The key is what you shoot, not what camera or editing software you own.
Usually recording a travel film often means spending hours working with heavy and expensive gear. But you really don't need all that equipment.
The key is what you shoot, not what camera or editing software you own. App stores boast a range of tools that you can use to add effects or captions to fine-tune your edit.
Besides, phones are discreet, so they're useful if you're travelling to a country where people are put off by big cameras or equipment.
Before you head out, make sure your phone is charged and carry an additional power bank.
Filming really drains your battery. Also, ensure you have plenty of room on your phone to cope with storing large video files. Typically, one second of high definition video will gobble up around 2MB of storage.

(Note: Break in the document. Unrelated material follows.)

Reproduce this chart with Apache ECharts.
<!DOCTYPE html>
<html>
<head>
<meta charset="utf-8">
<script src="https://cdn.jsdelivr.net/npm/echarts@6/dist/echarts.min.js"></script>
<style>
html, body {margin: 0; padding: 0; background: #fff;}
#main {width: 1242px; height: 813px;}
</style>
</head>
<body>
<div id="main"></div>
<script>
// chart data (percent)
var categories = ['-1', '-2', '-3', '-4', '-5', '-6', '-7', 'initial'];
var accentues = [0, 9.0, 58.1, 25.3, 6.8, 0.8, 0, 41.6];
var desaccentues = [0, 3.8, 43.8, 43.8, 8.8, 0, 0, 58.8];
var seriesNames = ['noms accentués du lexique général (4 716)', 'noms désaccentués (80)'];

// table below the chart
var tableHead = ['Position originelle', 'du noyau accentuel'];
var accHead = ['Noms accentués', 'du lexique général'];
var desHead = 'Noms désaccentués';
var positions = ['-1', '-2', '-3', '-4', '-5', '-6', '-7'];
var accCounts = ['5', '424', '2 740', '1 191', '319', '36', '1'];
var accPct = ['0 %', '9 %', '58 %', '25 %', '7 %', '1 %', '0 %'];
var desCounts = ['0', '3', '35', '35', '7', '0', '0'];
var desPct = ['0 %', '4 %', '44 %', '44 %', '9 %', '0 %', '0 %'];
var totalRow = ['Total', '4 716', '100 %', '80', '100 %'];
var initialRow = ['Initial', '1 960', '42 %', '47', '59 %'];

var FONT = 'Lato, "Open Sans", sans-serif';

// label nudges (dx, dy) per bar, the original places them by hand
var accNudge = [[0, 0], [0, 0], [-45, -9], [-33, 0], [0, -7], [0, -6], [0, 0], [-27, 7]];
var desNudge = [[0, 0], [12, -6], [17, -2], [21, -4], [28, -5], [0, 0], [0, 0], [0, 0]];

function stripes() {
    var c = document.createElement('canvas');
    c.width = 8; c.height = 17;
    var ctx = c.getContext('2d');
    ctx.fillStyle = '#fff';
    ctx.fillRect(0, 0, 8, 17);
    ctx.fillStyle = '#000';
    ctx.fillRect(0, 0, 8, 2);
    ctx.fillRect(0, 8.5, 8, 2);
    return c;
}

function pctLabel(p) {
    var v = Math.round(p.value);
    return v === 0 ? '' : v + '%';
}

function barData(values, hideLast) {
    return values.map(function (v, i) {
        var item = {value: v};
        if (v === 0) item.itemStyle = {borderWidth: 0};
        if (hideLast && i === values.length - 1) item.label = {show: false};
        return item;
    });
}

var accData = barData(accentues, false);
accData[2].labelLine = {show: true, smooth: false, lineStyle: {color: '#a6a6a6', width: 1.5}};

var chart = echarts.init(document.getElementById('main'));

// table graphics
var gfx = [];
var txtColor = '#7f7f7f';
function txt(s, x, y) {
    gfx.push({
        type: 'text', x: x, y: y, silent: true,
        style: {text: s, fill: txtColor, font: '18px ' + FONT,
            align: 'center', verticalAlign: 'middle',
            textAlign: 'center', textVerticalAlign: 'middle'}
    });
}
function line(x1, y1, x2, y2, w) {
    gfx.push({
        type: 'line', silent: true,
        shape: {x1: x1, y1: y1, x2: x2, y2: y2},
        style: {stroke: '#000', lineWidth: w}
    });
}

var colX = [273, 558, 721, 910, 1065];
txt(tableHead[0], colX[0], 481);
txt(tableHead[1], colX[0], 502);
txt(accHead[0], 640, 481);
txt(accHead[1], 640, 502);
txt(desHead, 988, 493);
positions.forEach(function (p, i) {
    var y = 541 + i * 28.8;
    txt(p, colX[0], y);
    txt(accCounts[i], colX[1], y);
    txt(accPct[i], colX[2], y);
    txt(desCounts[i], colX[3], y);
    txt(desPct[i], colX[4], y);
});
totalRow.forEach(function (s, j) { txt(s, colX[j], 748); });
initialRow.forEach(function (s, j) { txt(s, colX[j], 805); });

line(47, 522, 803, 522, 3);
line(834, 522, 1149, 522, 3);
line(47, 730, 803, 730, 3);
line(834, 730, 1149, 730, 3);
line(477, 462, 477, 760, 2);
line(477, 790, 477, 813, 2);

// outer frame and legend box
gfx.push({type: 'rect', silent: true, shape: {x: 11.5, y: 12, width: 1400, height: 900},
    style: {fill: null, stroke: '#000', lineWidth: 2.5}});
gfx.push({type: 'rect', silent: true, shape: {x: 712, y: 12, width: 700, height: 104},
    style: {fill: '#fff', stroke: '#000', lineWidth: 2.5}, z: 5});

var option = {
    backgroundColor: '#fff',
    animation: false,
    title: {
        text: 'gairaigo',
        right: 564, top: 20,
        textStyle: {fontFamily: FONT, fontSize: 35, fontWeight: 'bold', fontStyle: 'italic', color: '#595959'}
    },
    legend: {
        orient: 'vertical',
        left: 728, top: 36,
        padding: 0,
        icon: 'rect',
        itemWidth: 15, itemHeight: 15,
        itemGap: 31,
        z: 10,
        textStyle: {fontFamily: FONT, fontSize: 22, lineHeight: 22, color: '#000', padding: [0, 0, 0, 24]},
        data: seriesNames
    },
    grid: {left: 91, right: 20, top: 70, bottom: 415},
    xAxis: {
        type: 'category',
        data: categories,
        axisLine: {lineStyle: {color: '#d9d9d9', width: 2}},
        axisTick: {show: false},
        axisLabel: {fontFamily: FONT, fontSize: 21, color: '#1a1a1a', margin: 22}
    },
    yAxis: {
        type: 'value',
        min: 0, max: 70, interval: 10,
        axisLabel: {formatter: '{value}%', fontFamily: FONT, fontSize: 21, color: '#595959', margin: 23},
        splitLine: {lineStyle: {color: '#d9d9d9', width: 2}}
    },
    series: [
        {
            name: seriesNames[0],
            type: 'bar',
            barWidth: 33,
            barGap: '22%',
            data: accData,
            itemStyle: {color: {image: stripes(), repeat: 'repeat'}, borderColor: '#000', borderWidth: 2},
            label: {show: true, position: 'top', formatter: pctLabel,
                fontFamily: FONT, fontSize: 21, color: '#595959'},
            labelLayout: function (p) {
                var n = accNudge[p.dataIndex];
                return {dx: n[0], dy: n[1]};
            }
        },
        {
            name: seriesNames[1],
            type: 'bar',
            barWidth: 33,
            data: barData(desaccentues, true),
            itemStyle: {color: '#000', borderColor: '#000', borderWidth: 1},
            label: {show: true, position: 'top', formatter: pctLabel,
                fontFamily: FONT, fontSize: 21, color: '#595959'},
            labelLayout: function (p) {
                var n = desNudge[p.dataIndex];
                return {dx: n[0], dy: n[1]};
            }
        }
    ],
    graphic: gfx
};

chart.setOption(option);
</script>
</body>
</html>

To aid production quality, it's worth investing in a couple of pieces of equipment: a clip-on microphone (preferably with a wind sock to block out unwanted background noise) will allow you to record audio more clearly, while a small, compact tripod helps with steadying your shots and when doing pieces to camera.

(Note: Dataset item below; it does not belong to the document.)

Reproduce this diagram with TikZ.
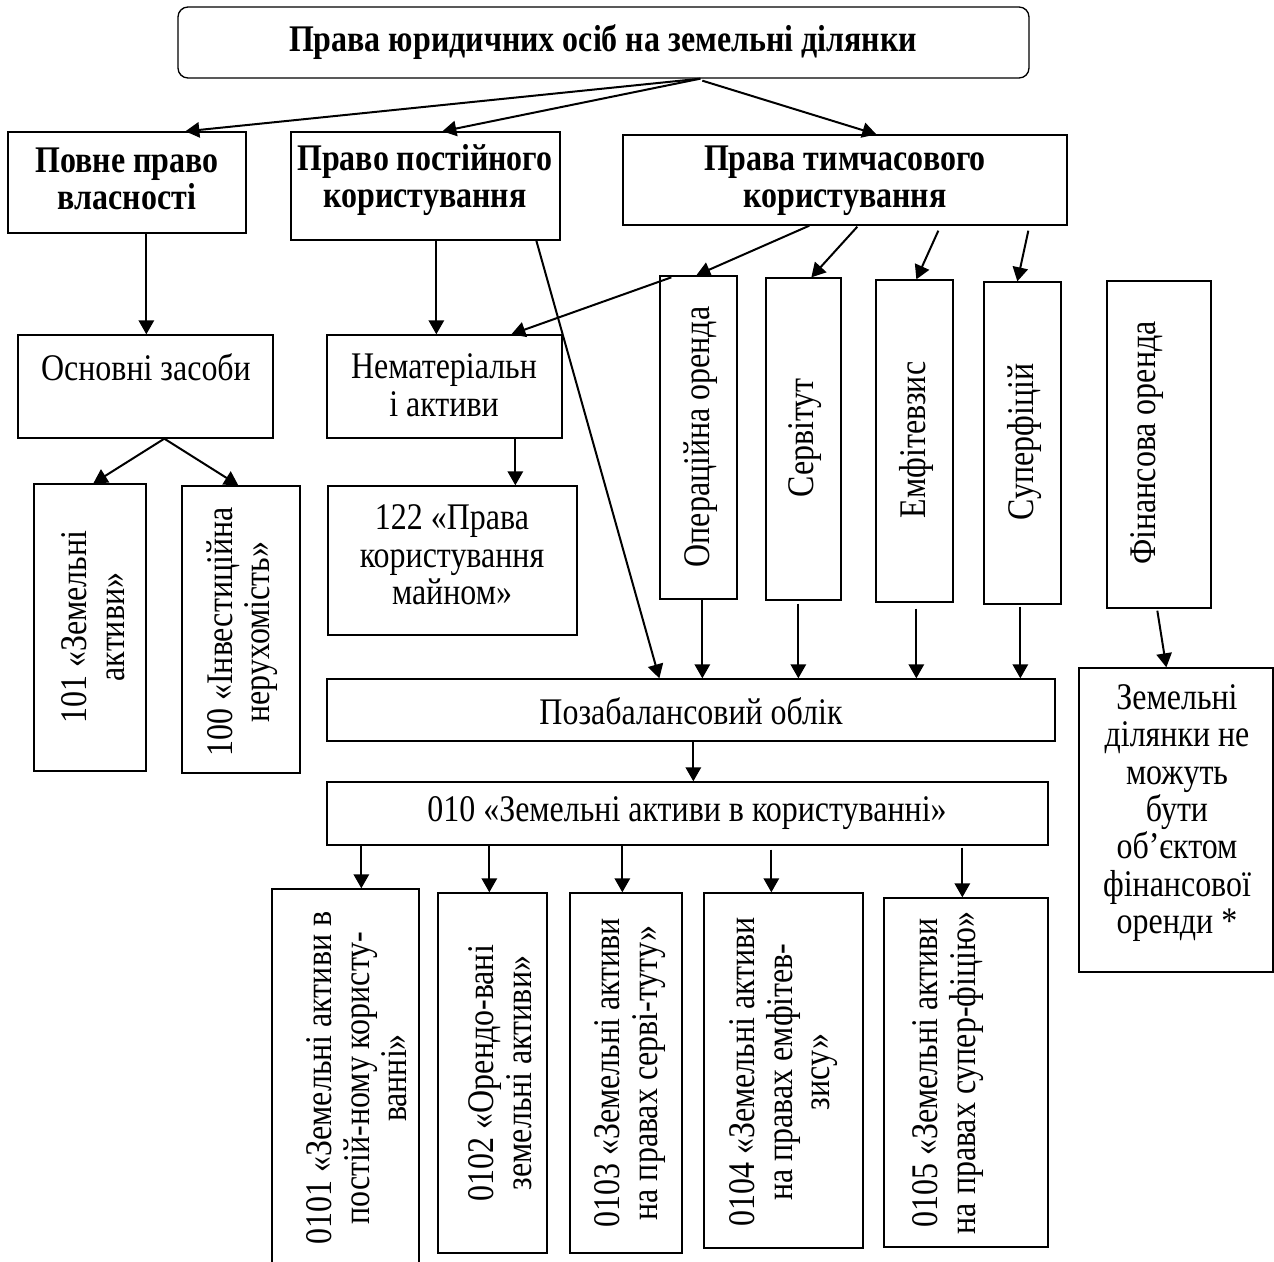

To boost your film's professional feel avoid using your zoom as this can greatly reduce picture quality.
Also take long, medium and close-up shots in each location, allowing you to add variation during editing.

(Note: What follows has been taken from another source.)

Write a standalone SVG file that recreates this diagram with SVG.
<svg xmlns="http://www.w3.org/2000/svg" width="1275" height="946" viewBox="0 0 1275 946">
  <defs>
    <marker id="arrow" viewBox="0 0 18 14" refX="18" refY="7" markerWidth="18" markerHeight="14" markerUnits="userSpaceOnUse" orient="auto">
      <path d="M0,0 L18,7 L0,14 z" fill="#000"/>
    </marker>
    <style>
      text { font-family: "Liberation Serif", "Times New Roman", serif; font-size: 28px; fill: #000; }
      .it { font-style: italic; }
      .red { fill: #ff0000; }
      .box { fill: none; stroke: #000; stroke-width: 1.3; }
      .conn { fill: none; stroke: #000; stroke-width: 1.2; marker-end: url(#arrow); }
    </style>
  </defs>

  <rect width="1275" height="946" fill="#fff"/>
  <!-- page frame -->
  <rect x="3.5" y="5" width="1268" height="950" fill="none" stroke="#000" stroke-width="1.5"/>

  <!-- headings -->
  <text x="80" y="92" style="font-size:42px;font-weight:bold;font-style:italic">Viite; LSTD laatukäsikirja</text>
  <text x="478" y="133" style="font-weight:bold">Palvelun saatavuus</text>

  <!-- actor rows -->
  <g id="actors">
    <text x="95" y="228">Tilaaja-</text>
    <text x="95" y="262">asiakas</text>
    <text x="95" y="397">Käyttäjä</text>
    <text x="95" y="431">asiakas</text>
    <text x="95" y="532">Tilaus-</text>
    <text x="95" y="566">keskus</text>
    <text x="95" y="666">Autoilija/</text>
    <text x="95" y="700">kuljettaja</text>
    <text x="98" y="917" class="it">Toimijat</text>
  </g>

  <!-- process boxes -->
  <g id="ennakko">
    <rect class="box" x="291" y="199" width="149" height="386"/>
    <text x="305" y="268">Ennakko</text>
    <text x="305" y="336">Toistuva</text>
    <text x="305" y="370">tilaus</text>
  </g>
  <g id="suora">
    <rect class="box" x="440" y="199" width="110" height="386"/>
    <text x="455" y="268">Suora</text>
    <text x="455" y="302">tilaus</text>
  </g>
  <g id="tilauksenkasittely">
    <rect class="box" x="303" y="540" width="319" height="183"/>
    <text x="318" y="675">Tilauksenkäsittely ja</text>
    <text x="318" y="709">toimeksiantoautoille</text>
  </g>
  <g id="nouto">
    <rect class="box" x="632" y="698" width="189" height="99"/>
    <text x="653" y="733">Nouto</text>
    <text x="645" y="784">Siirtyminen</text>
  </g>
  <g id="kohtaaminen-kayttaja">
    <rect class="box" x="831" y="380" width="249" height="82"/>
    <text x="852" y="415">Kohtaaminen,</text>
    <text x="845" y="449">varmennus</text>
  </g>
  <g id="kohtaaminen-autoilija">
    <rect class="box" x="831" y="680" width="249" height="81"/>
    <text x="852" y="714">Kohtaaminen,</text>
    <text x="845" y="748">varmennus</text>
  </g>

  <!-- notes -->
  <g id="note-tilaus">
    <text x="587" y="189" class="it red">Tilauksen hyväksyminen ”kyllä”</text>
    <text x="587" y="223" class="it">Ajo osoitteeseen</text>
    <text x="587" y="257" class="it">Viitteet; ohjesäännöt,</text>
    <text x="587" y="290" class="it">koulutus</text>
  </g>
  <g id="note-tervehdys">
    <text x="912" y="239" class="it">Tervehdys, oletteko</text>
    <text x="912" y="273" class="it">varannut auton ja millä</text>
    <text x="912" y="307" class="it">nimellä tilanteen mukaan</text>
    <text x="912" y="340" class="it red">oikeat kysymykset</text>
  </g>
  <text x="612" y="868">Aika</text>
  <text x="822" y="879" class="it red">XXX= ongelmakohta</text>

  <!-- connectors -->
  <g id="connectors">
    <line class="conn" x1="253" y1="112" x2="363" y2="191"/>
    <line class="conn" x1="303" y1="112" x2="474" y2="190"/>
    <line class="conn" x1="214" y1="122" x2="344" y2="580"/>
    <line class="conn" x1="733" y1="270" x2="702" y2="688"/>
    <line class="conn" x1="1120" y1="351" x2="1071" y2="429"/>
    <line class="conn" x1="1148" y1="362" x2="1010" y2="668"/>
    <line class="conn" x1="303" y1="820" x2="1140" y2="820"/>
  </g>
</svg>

Holding your phone sideways rather than vertically helps you take better photos and videos. Resist the urge to pan and tilt your phone while filming. Wait for the action to come to you or restart your recording at the exact scene of the event.
4. After you're finished at each location, assess the footage you've captured and delete anything you're not happy with. This saves valuable space, ready for the next shoot.
Add your own voiceovers or music to clips using iMovie. Also, choose how each segment flows into the next to give your film polish.
The best thing about editing on your phone is that you can do it on the go.
When ready to upload, ensure your Wi-Fi signal is strong. This will allow you to upload Full HD video files, which are often too large to transfer via a 3G or 4G signal.
In the end, your smartphone is a camera, microphone and editing suite rolled into one.